— Begin DATASET EXTRACT —
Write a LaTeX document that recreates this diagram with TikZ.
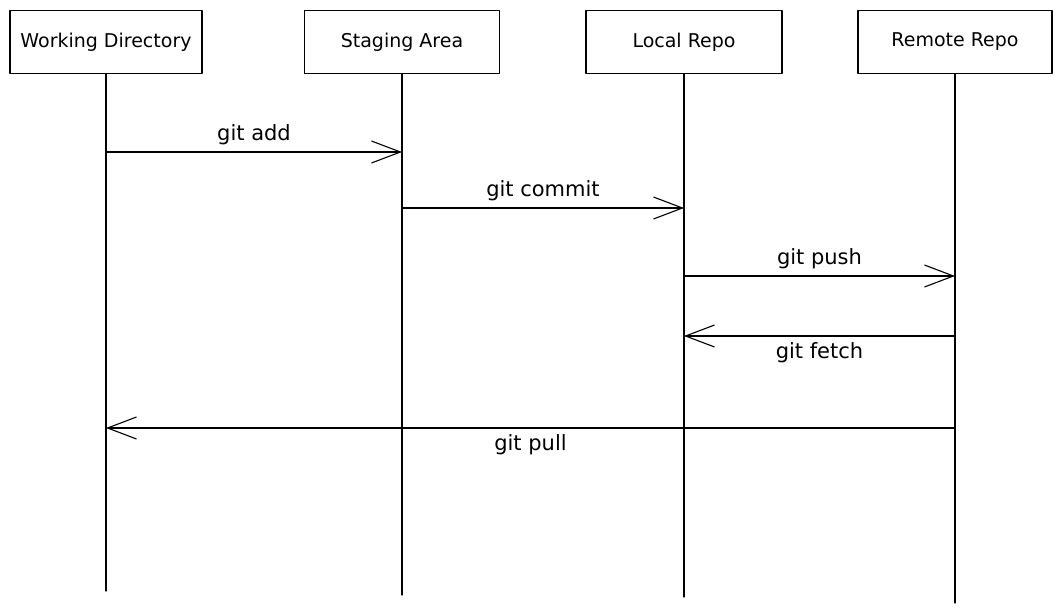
\documentclass[tikz,border=0pt]{standalone}
\usepackage{fontspec}
\setmainfont{DejaVu Sans}
\usetikzlibrary{arrows.meta}
\begin{document}
\begin{tikzpicture}[x=1pt,y=-1pt,font=\fontsize{19}{22}\selectfont, line join=round, line cap=round, >={Straight Barb[length=29pt,width=22pt]},
	lane/.style={draw,line width=1.1pt,minimum height=63pt,inner sep=0pt},
	life/.style={line width=1.1pt},
	msg/.style={->,line width=1.1pt},
	cmd/.style={font=\fontsize{21}{23}\selectfont}]
	\useasboundingbox (0,0) rectangle (1061,613);
	
	\foreach \name/\x/\w/\bot/\txt in {wd/106/192/591/Working Directory,sa/402/195/595/Staging Area,lr/684/196/597/Local Repo,rr/955/194/603/Remote Repo}
	{
		\node[lane,minimum width=\w pt] (\name) at (\x,42) {\txt};
		\coordinate (\name-end) at (\x,\bot);
		\draw[life] (\name) -- (\name-end);
	}
	
	\foreach \from/\to/\y/\side/\txt in {wd/sa/152/above/git add,sa/lr/208/above/git commit,lr/rr/276/above/git push,rr/lr/336/below/git fetch,rr/wd/428/below/git pull}
	\draw[msg] (\from |- 0,\y) -- (\to |- 0,\y) node[cmd,midway,\side=3pt]{\txt};
\end{tikzpicture}
\end{document}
— End DATASET EXTRACT —
### GIVEN INSTRUCTION
Transcribe all the data word for word; the images stay out.

### EXPECTED ANSWER
Write a LaTeX document that recreates this diagram with TikZ.
\documentclass[tikz,border=0pt]{standalone}
\usepackage{fontspec}
\setmainfont{DejaVu Sans}
\usetikzlibrary{arrows.meta}
\begin{document}
\begin{tikzpicture}[x=1pt,y=-1pt,font=\fontsize{19}{22}\selectfont, line join=round, line cap=round, >={Straight Barb[length=29pt,width=22pt]},
	lane/.style={draw,line width=1.1pt,minimum height=63pt,inner sep=0pt},
	life/.style={line width=1.1pt},
	msg/.style={->,line width=1.1pt},
	cmd/.style={font=\fontsize{21}{23}\selectfont}]
	\useasboundingbox (0,0) rectangle (1061,613);
	
	\foreach \name/\x/\w/\bot/\txt in {wd/106/192/591/Working Directory,sa/402/195/595/Staging Area,lr/684/196/597/Local Repo,rr/955/194/603/Remote Repo}
	{
		\node[lane,minimum width=\w pt] (\name) at (\x,42) {\txt};
		\coordinate (\name-end) at (\x,\bot);
		\draw[life] (\name) -- (\name-end);
	}
	
	\foreach \from/\to/\y/\side/\txt in {wd/sa/152/above/git add,sa/lr/208/above/git commit,lr/rr/276/above/git push,rr/lr/336/below/git fetch,rr/wd/428/below/git pull}
	\draw[msg] (\from |- 0,\y) -- (\to |- 0,\y) node[cmd,midway,\side=3pt]{\txt};
\end{tikzpicture}
\end{document}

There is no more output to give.